## Instruction
Each line below must be set down exactly; omit any image you find.
★ ★ ★ ★
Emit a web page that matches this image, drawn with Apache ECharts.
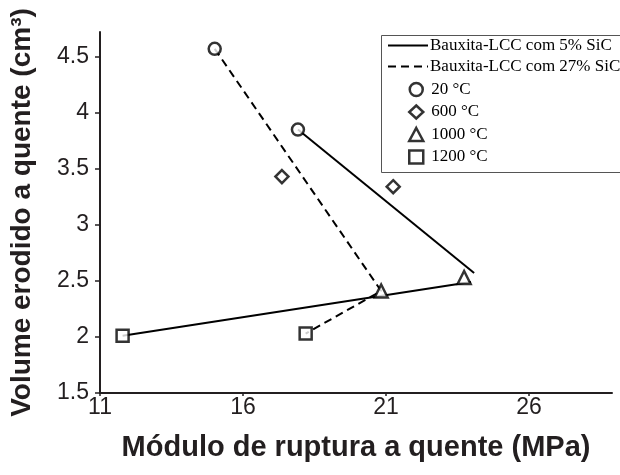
<!DOCTYPE html>
<html>
<head>
<meta charset="utf-8">
<script src="https://cdn.jsdelivr.net/npm/echarts@6/dist/echarts.min.js"></script>
<style>
  html, body { margin: 0; padding: 0; background: #fff; }
  #chart { width: 620px; height: 475px; }
</style>
</head>
<body>
<div id="chart"></div>
<script>
// tick labels
const xTicks = [11, 16, 21, 26];
const yTicks = [1.5, 2, 2.5, 3, 3.5, 4, 4.5];

// legend names
const lineNames = ["Bauxita-LCC com 5% SiC", "Bauxita-LCC com 27% SiC"];
const tempNames = ["20 °C", "600 °C", "1000 °C", "1200 °C"];

// measured points [modulo, volume] by temperature
const t20 = [[15.01, 4.57], [17.92, 3.85]];
const t600 = [[17.36, 3.43], [21.25, 3.34]];
const t1000 = [[20.83, 2.41], [23.73, 2.53]];
const t1200 = [[11.79, 2.01], [18.19, 2.03]];

// trend lines
const line5a = [[17.92, 3.85], [24.08, 2.57]];
const line5b = [[11.79, 2.01], [23.97, 2.49]];
const line27 = [[15.01, 4.57], [20.83, 2.41], [18.19, 2.03]];

const chart = echarts.init(document.getElementById("chart"));

const markerStyle = { color: "#fff", borderColor: "#000", borderWidth: 2.5 };
const sizes = { circle: 12, diamond: 13, triangle: 13, rect: 12 };
function markerSeries(name, symbol, data) {
  return {
    name: name,
    type: "scatter",
    symbol: symbol,
    symbolSize: sizes[symbol],
    itemStyle: markerStyle,
    data: data,
    z: 5,
  };
}
function lineSeries(name, data, dashed) {
  return {
    name: name,
    type: "line",
    symbol: "none",
    itemStyle: { color: "#000" },
    lineStyle: { color: "#000", width: 2, type: dashed ? [8, 5] : "solid" },
    data: data,
    z: 2,
  };
}

chart.setOption({
  animation: false,
  grid: { left: 99, right: 8, top: 32, bottom: 82 },
  xAxis: {
    type: "value",
    min: 11,
    max: 28.9,
    name: "Módulo de ruptura a quente (MPa)",
    nameLocation: "middle",
    nameGap: 40,
    nameTextStyle: { fontFamily: "Liberation Sans", fontWeight: "bold", fontSize: 29, color: "#231f20" },
    axisLine: { lineStyle: { color: "#231f20", width: 2 } },
    axisTick: { customValues: xTicks, length: 3, lineStyle: { color: "#231f20", width: 1.5 } },
    axisLabel: { customValues: xTicks, margin: 3, fontFamily: "Liberation Sans", fontSize: 23, color: "#231f20" },
    splitLine: { show: false },
  },
  yAxis: {
    type: "value",
    min: 1.5,
    max: 4.72,
    name: "Volume erodido a quente (cm³)",
    nameLocation: "middle",
    nameGap: 64,
    nameTextStyle: { fontFamily: "Liberation Sans", fontWeight: "bold", fontSize: 28, color: "#231f20" },
    axisLine: { show: true, lineStyle: { color: "#231f20", width: 2 } },
    axisTick: { show: true, customValues: yTicks, length: 5, lineStyle: { color: "#231f20", width: 1.5 } },
    axisLabel: { customValues: yTicks, margin: 11, fontFamily: "Liberation Sans", fontSize: 23, color: "#231f20" },
    splitLine: { show: false },
  },
  graphic: [
    {
      type: "rect",
      left: 381,
      top: 35,
      shape: { width: 250, height: 137 },
      style: { fill: "#fff", stroke: "#555", lineWidth: 1 },
      z: 10,
    },
  ],
  legend: [
    {
      data: lineNames,
      orient: "vertical",
      left: 387,
      top: 37,
      padding: 0,
      itemWidth: 40,
      itemHeight: 14,
      itemGap: 4,
      itemStyle: { opacity: 0 },
      textStyle: { fontFamily: "Liberation Serif", fontSize: 17, color: "#000", padding: [0, 0, 0, -3] },
      z: 20,
    },
    {
      data: tempNames,
      orient: "vertical",
      left: 408,
      top: 81,
      padding: 0,
      itemWidth: 14,
      itemHeight: 13,
      itemGap: 5.5,
      itemStyle: { color: "#fff", borderColor: "#000", borderWidth: 2.5 },
      textStyle: { fontFamily: "Liberation Serif", fontSize: 17, color: "#000", padding: [0, 0, 0, 3] },
      z: 20,
    },
  ],
  series: [
    lineSeries(lineNames[0], line5a, false),
    lineSeries(lineNames[0], line5b, false),
    lineSeries(lineNames[1], line27, true),
    markerSeries(tempNames[0], "circle", t20),
    markerSeries(tempNames[1], "diamond", t600),
    markerSeries(tempNames[2], "triangle", t1000),
    markerSeries(tempNames[3], "rect", t1200),
  ],
});
</script>
</body>
</html>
★ ★ ★ ★
## Response
Emit a web page that matches this image, drawn with Apache ECharts.
<!DOCTYPE html>
<html>
<head>
<meta charset="utf-8">
<script src="https://cdn.jsdelivr.net/npm/echarts@6/dist/echarts.min.js"></script>
<style>
  html, body { margin: 0; padding: 0; background: #fff; }
  #chart { width: 620px; height: 475px; }
</style>
</head>
<body>
<div id="chart"></div>
<script>
// tick labels
const xTicks = [11, 16, 21, 26];
const yTicks = [1.5, 2, 2.5, 3, 3.5, 4, 4.5];

// legend names
const lineNames = ["Bauxita-LCC com 5% SiC", "Bauxita-LCC com 27% SiC"];
const tempNames = ["20 °C", "600 °C", "1000 °C", "1200 °C"];

// measured points [modulo, volume] by temperature
const t20 = [[15.01, 4.57], [17.92, 3.85]];
const t600 = [[17.36, 3.43], [21.25, 3.34]];
const t1000 = [[20.83, 2.41], [23.73, 2.53]];
const t1200 = [[11.79, 2.01], [18.19, 2.03]];

// trend lines
const line5a = [[17.92, 3.85], [24.08, 2.57]];
const line5b = [[11.79, 2.01], [23.97, 2.49]];
const line27 = [[15.01, 4.57], [20.83, 2.41], [18.19, 2.03]];

const chart = echarts.init(document.getElementById("chart"));

const markerStyle = { color: "#fff", borderColor: "#000", borderWidth: 2.5 };
const sizes = { circle: 12, diamond: 13, triangle: 13, rect: 12 };
function markerSeries(name, symbol, data) {
  return {
    name: name,
    type: "scatter",
    symbol: symbol,
    symbolSize: sizes[symbol],
    itemStyle: markerStyle,
    data: data,
    z: 5,
  };
}
function lineSeries(name, data, dashed) {
  return {
    name: name,
    type: "line",
    symbol: "none",
    itemStyle: { color: "#000" },
    lineStyle: { color: "#000", width: 2, type: dashed ? [8, 5] : "solid" },
    data: data,
    z: 2,
  };
}

chart.setOption({
  animation: false,
  grid: { left: 99, right: 8, top: 32, bottom: 82 },
  xAxis: {
    type: "value",
    min: 11,
    max: 28.9,
    name: "Módulo de ruptura a quente (MPa)",
    nameLocation: "middle",
    nameGap: 40,
    nameTextStyle: { fontFamily: "Liberation Sans", fontWeight: "bold", fontSize: 29, color: "#231f20" },
    axisLine: { lineStyle: { color: "#231f20", width: 2 } },
    axisTick: { customValues: xTicks, length: 3, lineStyle: { color: "#231f20", width: 1.5 } },
    axisLabel: { customValues: xTicks, margin: 3, fontFamily: "Liberation Sans", fontSize: 23, color: "#231f20" },
    splitLine: { show: false },
  },
  yAxis: {
    type: "value",
    min: 1.5,
    max: 4.72,
    name: "Volume erodido a quente (cm³)",
    nameLocation: "middle",
    nameGap: 64,
    nameTextStyle: { fontFamily: "Liberation Sans", fontWeight: "bold", fontSize: 28, color: "#231f20" },
    axisLine: { show: true, lineStyle: { color: "#231f20", width: 2 } },
    axisTick: { show: true, customValues: yTicks, length: 5, lineStyle: { color: "#231f20", width: 1.5 } },
    axisLabel: { customValues: yTicks, margin: 11, fontFamily: "Liberation Sans", fontSize: 23, color: "#231f20" },
    splitLine: { show: false },
  },
  graphic: [
    {
      type: "rect",
      left: 381,
      top: 35,
      shape: { width: 250, height: 137 },
      style: { fill: "#fff", stroke: "#555", lineWidth: 1 },
      z: 10,
    },
  ],
  legend: [
    {
      data: lineNames,
      orient: "vertical",
      left: 387,
      top: 37,
      padding: 0,
      itemWidth: 40,
      itemHeight: 14,
      itemGap: 4,
      itemStyle: { opacity: 0 },
      textStyle: { fontFamily: "Liberation Serif", fontSize: 17, color: "#000", padding: [0, 0, 0, -3] },
      z: 20,
    },
    {
      data: tempNames,
      orient: "vertical",
      left: 408,
      top: 81,
      padding: 0,
      itemWidth: 14,
      itemHeight: 13,
      itemGap: 5.5,
      itemStyle: { color: "#fff", borderColor: "#000", borderWidth: 2.5 },
      textStyle: { fontFamily: "Liberation Serif", fontSize: 17, color: "#000", padding: [0, 0, 0, 3] },
      z: 20,
    },
  ],
  series: [
    lineSeries(lineNames[0], line5a, false),
    lineSeries(lineNames[0], line5b, false),
    lineSeries(lineNames[1], line27, true),
    markerSeries(tempNames[0], "circle", t20),
    markerSeries(tempNames[1], "diamond", t600),
    markerSeries(tempNames[2], "triangle", t1000),
    markerSeries(tempNames[3], "rect", t1200),
  ],
});
</script>
</body>
</html>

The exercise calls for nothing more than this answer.